Other changes I spotted so far include a way of checking for new builds of Windows 10. Microsoft are going to roll out updates to the Preview builds and you check for new releases from Update and recovery. This could be a way of Microsoft rolling out OS changes in the future making it eaiser to roll out smaller features changes rather than a big bang release.

You may also notice a cosmetic changes, windows no longer have a left and right boarder so the desktop looks somehow cleaner.

I also found you can bring back the Windows 8.1 style Start screen if you want it, there is an option in the Taskbar properties to use the Start screen if you want to and when you enable it (after logging off and back on again) you are returned to the Windows 8.1 style menu.

My guess is that for tablets you will get the start screen automatically and for laptops and desktops you will get the new start menu

One thing I did notice is that the immersive version of Internet Explorer seems to have gone, I guess desktop users are not going to want to use the full screen browser so Microsoft have removed it for the this design. Currently Windows 10 ships with Internet Explorer 11 and the release version will ship with IE12 we may not have seen the final designs for IE yet.

There is also a new share option in Windows Explorer, you can click on an item and then share it like you can in a store app. Even the Command Prompt has been upgraded, you can now CTRL V text in to the window (how long have we been waiting for that!).

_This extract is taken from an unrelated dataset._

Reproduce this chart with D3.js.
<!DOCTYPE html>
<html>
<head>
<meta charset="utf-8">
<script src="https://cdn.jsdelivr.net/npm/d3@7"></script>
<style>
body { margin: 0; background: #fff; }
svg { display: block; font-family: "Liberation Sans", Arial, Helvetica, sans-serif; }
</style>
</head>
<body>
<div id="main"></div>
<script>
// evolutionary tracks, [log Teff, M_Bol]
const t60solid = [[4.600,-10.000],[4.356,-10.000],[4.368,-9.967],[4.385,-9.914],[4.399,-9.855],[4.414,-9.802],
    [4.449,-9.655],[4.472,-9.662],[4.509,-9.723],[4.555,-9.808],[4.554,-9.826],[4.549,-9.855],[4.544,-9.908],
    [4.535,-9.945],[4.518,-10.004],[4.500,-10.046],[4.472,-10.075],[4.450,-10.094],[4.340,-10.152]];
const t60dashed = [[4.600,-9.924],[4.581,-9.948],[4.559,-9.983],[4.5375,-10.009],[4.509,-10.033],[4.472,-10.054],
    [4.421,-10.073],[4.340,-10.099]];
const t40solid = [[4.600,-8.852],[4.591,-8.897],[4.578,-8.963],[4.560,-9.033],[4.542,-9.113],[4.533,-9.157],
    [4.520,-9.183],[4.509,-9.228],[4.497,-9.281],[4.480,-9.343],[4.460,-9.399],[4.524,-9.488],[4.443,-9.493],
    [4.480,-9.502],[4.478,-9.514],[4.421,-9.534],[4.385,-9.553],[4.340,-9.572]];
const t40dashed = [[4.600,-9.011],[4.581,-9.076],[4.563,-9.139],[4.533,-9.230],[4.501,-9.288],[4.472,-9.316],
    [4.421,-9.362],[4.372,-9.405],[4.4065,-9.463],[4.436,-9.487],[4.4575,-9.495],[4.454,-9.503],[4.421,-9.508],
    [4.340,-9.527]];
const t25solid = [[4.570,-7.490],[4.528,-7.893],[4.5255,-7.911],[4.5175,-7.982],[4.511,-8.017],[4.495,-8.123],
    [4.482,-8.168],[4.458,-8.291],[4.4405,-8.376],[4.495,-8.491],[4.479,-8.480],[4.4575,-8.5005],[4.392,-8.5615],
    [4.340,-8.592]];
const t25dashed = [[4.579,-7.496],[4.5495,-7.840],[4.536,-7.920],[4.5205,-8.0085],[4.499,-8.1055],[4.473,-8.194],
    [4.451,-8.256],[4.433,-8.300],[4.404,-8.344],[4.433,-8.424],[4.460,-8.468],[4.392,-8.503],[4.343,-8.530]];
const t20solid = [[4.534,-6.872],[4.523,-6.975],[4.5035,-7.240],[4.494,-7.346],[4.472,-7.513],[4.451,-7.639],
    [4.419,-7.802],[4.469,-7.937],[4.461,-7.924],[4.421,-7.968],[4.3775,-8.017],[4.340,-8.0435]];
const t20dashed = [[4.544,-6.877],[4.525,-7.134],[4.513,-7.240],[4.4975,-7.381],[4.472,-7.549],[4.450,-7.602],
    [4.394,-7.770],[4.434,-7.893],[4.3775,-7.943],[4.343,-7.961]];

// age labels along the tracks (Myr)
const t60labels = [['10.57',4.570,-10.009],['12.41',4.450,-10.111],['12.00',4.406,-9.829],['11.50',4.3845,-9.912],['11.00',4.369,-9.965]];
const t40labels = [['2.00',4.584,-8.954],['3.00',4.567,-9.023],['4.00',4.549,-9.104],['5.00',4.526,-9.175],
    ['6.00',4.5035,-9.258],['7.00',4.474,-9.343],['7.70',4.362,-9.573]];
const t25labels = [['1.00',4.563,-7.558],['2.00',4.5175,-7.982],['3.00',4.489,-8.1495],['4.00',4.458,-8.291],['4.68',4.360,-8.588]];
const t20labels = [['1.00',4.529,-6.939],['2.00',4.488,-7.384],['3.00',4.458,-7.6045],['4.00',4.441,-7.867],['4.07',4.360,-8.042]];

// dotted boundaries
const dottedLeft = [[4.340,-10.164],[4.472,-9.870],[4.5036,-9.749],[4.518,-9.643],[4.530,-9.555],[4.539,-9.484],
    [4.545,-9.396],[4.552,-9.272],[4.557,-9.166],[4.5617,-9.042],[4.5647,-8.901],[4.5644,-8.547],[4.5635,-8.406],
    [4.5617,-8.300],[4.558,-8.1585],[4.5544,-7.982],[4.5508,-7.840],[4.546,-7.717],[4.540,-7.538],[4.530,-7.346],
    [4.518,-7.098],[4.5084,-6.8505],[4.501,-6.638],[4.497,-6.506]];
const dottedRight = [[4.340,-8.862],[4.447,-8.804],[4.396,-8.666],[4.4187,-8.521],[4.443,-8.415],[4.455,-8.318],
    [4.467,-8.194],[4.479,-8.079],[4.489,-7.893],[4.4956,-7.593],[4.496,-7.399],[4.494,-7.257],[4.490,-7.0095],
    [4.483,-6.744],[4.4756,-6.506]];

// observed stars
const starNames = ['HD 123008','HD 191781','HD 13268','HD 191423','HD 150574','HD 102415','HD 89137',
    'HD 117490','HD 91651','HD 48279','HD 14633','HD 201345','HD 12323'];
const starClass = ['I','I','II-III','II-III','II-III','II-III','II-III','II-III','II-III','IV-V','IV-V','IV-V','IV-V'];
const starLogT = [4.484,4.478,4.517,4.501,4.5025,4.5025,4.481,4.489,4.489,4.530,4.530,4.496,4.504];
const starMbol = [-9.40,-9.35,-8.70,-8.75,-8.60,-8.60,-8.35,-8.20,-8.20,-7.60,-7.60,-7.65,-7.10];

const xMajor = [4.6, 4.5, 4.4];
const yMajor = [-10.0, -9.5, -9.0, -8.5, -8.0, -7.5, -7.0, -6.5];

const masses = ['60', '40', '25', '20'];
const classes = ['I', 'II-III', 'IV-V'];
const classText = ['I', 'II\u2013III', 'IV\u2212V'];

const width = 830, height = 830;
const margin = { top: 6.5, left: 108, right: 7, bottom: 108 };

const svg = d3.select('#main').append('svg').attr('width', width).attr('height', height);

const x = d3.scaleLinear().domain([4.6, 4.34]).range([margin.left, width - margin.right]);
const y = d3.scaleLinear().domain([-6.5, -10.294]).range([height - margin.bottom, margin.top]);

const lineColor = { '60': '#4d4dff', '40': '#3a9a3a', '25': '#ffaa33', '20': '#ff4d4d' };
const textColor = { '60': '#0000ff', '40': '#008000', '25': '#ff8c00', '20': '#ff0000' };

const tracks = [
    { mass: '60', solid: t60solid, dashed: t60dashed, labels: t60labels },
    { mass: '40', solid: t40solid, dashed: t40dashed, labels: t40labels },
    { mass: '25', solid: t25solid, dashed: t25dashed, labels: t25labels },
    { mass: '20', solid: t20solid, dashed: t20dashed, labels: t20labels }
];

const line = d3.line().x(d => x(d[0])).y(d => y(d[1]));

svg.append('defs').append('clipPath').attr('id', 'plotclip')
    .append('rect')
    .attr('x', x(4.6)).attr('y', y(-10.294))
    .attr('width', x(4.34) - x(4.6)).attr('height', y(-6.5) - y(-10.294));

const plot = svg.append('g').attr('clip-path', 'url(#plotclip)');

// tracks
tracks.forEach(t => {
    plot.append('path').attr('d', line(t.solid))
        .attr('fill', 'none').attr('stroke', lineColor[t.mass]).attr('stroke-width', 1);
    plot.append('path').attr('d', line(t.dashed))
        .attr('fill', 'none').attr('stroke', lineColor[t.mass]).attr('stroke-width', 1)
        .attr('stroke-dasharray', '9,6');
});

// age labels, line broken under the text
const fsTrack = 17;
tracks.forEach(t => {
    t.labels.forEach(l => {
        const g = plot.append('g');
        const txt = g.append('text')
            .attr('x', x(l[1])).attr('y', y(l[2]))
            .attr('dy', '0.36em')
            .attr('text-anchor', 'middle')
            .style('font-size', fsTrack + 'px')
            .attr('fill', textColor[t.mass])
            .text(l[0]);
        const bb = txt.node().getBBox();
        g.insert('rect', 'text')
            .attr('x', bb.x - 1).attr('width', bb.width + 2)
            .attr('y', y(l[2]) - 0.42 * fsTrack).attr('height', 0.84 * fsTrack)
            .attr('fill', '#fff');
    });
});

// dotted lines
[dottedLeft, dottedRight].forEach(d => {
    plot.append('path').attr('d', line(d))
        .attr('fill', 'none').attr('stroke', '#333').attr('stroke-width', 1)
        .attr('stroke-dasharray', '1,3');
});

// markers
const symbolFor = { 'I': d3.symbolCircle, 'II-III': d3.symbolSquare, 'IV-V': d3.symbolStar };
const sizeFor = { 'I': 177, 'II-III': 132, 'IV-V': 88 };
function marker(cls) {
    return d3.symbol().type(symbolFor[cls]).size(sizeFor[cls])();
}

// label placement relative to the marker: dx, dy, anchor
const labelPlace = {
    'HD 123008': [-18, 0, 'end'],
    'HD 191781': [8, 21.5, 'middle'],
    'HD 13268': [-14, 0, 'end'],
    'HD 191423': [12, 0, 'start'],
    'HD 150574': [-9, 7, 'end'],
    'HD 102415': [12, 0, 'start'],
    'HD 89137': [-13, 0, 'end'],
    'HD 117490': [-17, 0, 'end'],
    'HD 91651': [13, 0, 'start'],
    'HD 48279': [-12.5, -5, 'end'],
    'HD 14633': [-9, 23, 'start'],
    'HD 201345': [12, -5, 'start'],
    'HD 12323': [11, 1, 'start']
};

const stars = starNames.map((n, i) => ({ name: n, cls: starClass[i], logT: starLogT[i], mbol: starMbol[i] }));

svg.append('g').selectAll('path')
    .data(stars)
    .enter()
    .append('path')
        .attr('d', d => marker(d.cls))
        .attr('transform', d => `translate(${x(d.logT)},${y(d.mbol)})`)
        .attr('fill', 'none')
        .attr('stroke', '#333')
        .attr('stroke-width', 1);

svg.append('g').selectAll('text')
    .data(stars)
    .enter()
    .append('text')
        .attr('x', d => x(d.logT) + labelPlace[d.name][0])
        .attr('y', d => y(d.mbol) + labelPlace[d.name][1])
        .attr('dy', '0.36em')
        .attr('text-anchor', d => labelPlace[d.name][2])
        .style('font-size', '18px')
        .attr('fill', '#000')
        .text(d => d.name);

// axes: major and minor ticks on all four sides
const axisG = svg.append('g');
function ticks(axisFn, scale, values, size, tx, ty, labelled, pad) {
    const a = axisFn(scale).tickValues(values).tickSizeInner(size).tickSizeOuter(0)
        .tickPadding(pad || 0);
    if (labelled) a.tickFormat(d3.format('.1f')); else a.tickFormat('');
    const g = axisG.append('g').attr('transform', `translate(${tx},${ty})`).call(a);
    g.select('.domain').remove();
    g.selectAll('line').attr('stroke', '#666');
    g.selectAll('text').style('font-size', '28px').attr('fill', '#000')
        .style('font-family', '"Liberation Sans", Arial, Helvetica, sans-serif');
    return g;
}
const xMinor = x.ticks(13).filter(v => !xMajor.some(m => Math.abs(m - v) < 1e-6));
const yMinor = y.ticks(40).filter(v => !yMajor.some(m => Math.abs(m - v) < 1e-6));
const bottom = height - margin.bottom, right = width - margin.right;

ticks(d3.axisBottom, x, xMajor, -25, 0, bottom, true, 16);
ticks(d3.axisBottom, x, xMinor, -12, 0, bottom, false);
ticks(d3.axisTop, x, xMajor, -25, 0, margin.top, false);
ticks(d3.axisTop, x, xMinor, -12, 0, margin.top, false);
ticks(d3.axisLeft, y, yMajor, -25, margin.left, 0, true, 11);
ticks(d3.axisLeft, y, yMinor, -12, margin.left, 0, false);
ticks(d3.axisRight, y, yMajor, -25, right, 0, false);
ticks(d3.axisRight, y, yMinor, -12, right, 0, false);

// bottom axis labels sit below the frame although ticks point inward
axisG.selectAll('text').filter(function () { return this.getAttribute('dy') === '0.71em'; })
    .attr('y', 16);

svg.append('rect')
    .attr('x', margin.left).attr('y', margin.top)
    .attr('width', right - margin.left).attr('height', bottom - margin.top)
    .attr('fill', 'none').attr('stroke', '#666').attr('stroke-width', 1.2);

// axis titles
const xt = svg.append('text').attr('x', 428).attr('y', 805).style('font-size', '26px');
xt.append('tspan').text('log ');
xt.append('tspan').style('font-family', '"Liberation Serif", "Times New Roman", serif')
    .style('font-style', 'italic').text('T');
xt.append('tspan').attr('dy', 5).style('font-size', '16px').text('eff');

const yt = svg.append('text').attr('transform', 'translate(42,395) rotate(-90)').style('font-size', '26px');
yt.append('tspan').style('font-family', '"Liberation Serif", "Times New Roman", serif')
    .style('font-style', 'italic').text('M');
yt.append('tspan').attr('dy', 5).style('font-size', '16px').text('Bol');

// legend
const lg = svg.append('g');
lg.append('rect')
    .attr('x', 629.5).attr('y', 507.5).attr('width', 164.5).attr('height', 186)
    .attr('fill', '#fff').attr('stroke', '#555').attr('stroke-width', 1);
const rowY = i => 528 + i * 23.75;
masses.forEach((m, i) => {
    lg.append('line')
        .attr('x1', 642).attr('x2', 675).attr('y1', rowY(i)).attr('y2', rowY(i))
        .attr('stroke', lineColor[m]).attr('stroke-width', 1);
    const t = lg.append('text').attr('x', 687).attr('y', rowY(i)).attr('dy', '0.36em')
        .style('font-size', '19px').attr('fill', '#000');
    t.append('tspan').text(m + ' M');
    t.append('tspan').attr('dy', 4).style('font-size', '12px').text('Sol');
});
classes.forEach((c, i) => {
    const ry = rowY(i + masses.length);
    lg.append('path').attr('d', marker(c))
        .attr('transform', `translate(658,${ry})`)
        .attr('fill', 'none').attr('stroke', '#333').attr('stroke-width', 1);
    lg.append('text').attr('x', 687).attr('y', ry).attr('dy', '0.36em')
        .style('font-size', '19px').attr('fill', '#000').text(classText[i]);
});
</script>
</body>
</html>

I had a look for Windows Media Center and unsurprisingly it is not there however Media Center does work on Windows 10 by doing an in-place upgrade and using a Windows 8 key. Whether it will work in the final release we will have to wait and see. Microsoft have not commented on whether Windows Media Center will continue in Windows 10.

UPDATE: You can get Windows Media Center on Windows 10 by following this guide.

So Windows 10 seems to be exactly what desktop and laptop users want to see. The Start Menu is back, modern apps work alongside traditional programs and the whole OS works better with a keyboard and mouse. I would hate to use this design on a tablet but this isn’t for touch devices it’s for desktop users and for that it works very well. In some ways it’s a backwards step to Windows 7 but it’s a necessary one that bridges modern Windows with a look and feel optimised for the desktop.

This is an OS you could give to a Windows 7 user and they would be able to find their way around without getting lost, they would also be able to use Windows Store apps in their current workflow without the jarring experience of Windows 8. I haven’t touched on any of the management and enterprise features which are going to make the OS much better for business, there are lot of changes coming for enterprises that are going to make deploying and managing the OS much better.

The preview is an early look at the OS and a lot could change between now and next spring when it’s expected to be released. I really can’t wait to see that the tablet story is, Microsoft said they are going to talk about it in the early next year and the rumour is of a combined phone and tablet OS which I am very excited to see.